--- Start ---
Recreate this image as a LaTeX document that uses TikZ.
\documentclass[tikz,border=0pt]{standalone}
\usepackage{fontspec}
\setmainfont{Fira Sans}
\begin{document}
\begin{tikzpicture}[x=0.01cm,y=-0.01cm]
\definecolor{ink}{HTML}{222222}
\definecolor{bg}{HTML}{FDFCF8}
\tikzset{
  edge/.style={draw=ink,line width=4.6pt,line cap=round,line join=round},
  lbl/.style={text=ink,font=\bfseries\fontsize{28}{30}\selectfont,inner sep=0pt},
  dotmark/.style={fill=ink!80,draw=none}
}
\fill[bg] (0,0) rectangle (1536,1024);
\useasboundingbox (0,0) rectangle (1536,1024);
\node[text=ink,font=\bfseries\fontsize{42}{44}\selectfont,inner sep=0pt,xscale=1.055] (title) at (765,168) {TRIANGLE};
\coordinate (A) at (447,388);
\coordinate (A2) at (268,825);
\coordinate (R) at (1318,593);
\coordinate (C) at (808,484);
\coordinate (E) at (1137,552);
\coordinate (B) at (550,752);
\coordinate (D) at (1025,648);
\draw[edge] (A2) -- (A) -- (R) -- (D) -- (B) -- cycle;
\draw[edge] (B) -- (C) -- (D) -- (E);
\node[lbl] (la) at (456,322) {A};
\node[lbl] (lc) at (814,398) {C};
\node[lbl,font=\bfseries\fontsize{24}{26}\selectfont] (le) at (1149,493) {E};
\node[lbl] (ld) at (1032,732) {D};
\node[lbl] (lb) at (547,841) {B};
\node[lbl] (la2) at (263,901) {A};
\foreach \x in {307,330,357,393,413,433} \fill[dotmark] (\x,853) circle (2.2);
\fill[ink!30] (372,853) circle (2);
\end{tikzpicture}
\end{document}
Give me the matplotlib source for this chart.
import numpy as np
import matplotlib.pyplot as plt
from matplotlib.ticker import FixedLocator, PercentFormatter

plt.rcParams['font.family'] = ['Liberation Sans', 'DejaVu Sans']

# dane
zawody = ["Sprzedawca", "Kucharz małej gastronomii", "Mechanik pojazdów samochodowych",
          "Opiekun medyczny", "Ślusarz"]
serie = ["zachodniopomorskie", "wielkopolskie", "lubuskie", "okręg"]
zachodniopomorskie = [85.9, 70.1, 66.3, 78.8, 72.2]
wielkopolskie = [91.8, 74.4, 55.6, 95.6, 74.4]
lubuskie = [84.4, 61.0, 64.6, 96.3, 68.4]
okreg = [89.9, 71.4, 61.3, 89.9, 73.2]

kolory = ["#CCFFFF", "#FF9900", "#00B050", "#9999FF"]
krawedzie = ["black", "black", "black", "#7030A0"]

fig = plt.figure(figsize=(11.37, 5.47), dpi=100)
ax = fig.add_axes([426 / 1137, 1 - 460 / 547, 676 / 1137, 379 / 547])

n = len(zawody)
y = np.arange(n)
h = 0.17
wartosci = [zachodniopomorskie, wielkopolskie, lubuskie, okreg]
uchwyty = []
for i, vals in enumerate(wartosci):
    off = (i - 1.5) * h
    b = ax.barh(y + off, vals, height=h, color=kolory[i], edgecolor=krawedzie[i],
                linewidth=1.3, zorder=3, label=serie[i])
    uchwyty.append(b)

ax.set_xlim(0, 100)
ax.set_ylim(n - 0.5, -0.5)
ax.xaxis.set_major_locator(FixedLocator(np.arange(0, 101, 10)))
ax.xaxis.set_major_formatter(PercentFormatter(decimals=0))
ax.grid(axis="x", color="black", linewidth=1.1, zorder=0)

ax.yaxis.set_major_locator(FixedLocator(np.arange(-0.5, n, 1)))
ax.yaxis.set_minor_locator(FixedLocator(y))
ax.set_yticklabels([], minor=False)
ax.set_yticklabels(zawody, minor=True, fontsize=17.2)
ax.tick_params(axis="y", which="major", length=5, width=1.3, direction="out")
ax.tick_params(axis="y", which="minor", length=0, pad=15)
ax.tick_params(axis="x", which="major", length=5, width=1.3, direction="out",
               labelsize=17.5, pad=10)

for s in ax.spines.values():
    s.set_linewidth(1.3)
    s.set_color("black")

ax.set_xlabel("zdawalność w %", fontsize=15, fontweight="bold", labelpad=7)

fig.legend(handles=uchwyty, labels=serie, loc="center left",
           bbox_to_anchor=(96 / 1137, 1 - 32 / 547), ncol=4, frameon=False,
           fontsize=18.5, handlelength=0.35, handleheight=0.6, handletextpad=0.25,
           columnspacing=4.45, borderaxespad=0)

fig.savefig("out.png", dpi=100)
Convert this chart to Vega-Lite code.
--- End ---
Exercise details >>
Write out the records exactly, starting at the first line and stopping after the line that contains "plt.rcParams['font.family'] = ['Liberation".

Completed exercise >>
Recreate this image as a LaTeX document that uses TikZ.
\documentclass[tikz,border=0pt]{standalone}
\usepackage{fontspec}
\setmainfont{Fira Sans}
\begin{document}
\begin{tikzpicture}[x=0.01cm,y=-0.01cm]
\definecolor{ink}{HTML}{222222}
\definecolor{bg}{HTML}{FDFCF8}
\tikzset{
  edge/.style={draw=ink,line width=4.6pt,line cap=round,line join=round},
  lbl/.style={text=ink,font=\bfseries\fontsize{28}{30}\selectfont,inner sep=0pt},
  dotmark/.style={fill=ink!80,draw=none}
}
\fill[bg] (0,0) rectangle (1536,1024);
\useasboundingbox (0,0) rectangle (1536,1024);
\node[text=ink,font=\bfseries\fontsize{42}{44}\selectfont,inner sep=0pt,xscale=1.055] (title) at (765,168) {TRIANGLE};
\coordinate (A) at (447,388);
\coordinate (A2) at (268,825);
\coordinate (R) at (1318,593);
\coordinate (C) at (808,484);
\coordinate (E) at (1137,552);
\coordinate (B) at (550,752);
\coordinate (D) at (1025,648);
\draw[edge] (A2) -- (A) -- (R) -- (D) -- (B) -- cycle;
\draw[edge] (B) -- (C) -- (D) -- (E);
\node[lbl] (la) at (456,322) {A};
\node[lbl] (lc) at (814,398) {C};
\node[lbl,font=\bfseries\fontsize{24}{26}\selectfont] (le) at (1149,493) {E};
\node[lbl] (ld) at (1032,732) {D};
\node[lbl] (lb) at (547,841) {B};
\node[lbl] (la2) at (263,901) {A};
\foreach \x in {307,330,357,393,413,433} \fill[dotmark] (\x,853) circle (2.2);
\fill[ink!30] (372,853) circle (2);
\end{tikzpicture}
\end{document}
Give me the matplotlib source for this chart.
import numpy as np
import matplotlib.pyplot as plt
from matplotlib.ticker import FixedLocator, PercentFormatter

plt.rcParams['font.family'] = ['Liberation Sans', 'DejaVu Sans']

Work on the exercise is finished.